We all want to live happy and successful lived. But for parents, there’s a time when your priorities shift a bit, and your most important goals start to involve setting your kids up for success and happiness in their own lives. Parental priorities aren’t the only factor, of course. There are plenty of stories out there about people who defied the odds and achieved great success despite their parents’ involvement, not because of it.
Still, scientists and researchers have made a lot of progress studying what the parents of the larger share of successful people have in common. Here are 7 of the most important things those parents do;
1. They Move to the Best Neighborhood They Can Afford
Moving can be expensive and disruptive. But parents who want to give their kids a leg up and set them on the road to success will uproot their lives if necessary. The No. 1 thing they can do is to move to a location with good schools, great opportunities, and the chance to grow up with more privileged peers. This advice is controversial, but it’s effective. It’s why parents in developing countries try to immigrate to wealthier nations.
2. They Praise Their Children the Right Way
Parents of successful kids learn to praise in a way that encourages positive lifelong habits. This means praising children for the strategies and processes they use to solve problems, rather than praising them for their innate abilities. Don’t praise a child for getting a high grade on a test; praise her for the studying she did, which led to the result. Don’t praise for winning a race or a game; instead, offer praise for all the sweat she put in during practice—again, which led to the result.
Don’t say, “You’re so smart!” or “You’re such a talented singer!” Instead, you want to find a way to say things like, “You did a great job figuring out that problem,” or, “You sound so great—all those hours of practice paid off!” The goal is always to encourage kids to develop a growth mindset, rather than a fixed mindset.
3. They Ensure Their Kids Know They Will Always Support Them
Don’t worry, it doesn’t mean that you’ll always support them financially! Instead, this is about one of the hottest debates in parenting circles: whether parents should encourage their kids to “suck it up” when they are hurt or suffer setbacks, or instead “run to their side.” Perhaps surprisingly, the science supports the “run to their side” style of parenting. It’s about responding supportively—while not solving all your kids’ problems for them.
“Parents who respond to their children’s emotions in a comforting manner have kids who are more socially well-adjusted than do parents who either tell their kids they are overreacting or who punish their kids for getting upset,” child psychologist Nancy Eisenberg of Arizona State University said in an interview.

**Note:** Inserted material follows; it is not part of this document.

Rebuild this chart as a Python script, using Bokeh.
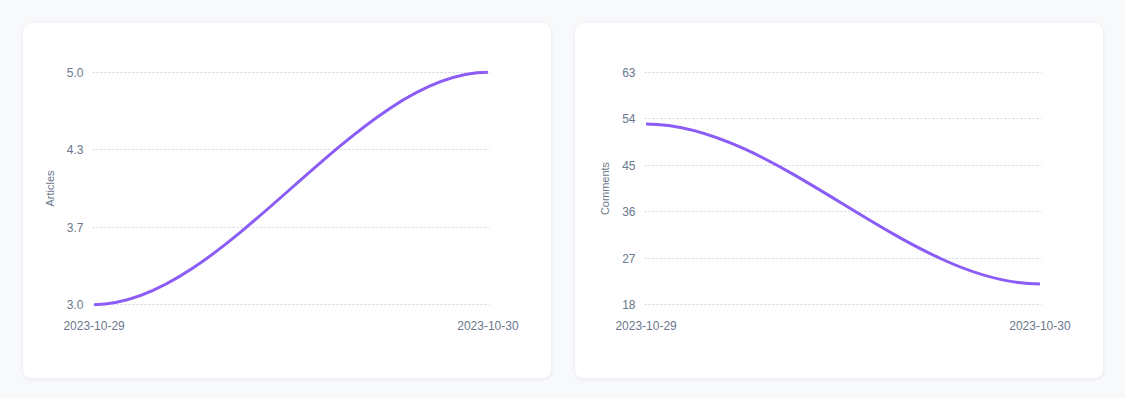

4. They Help Them to Become Resilient
Resilience, means “the capacity to recover quickly from difficulties; toughness,” is an underpinning of success. It’s what allows people to go from failure to failure without loss of enthusiasm. And that undaunted attitude is what allows them to work through problems without fear of coming up short—exactly the behavior that the “praise for the effort” tactic that Dweck advises is designed to develop.
So how do you help kids to develop resiliency? Set an example, trust your children to solve many of their own problems, and encourage risk-taking while also asserting your authority as a parent when it’s sensible.
5. They Advocate For Them At School
This next bit of science-backed advice requires some judgment. On the one hand, it’s important to let kids solve their own problems when possible. On the other hand, your job as a parent requires you to act like an authority figure and a determined advocate. Nowhere is this more true than in the schools.
A 45-year longevity study called the Study of Mathematically Precocious Youth found that schools often ignore the most talented students, in favor of trying to increase the performance of more average pupils. This all comes from a misguided belief that gifted students will achieve on their own—even in spite of a strict educational system that doesn’t serve them well. Unfortunately, it’s a huge societal mistake. The only real antidote is parental involvement and advocacy.
6. They Hope That They Marry the Right Person
Unless you’re living in a society with arranged marriages, however, this is much more about your children’s choices than anything you can do for them as a parent. Still, you can do your best to model a good marriage relationship and simply make sure they understand that the choice of who to spend your life with is probably the most important choice most people make.
7. They Encourage Them to Act Like Entrepreneurs / Become Rich
While we know that money is not the key to happiness, a lack of money can certainly sometimes lead to misery. We all know people who are less successful than they’d otherwise be because they spend their entire lives chasing enough money to live. They have to make long-term decisions based on short-term financial considerations.
So how do you help your children to grow up to avoid this trap? Financial literacy is important, but so is encouraging them to act entrepreneurially.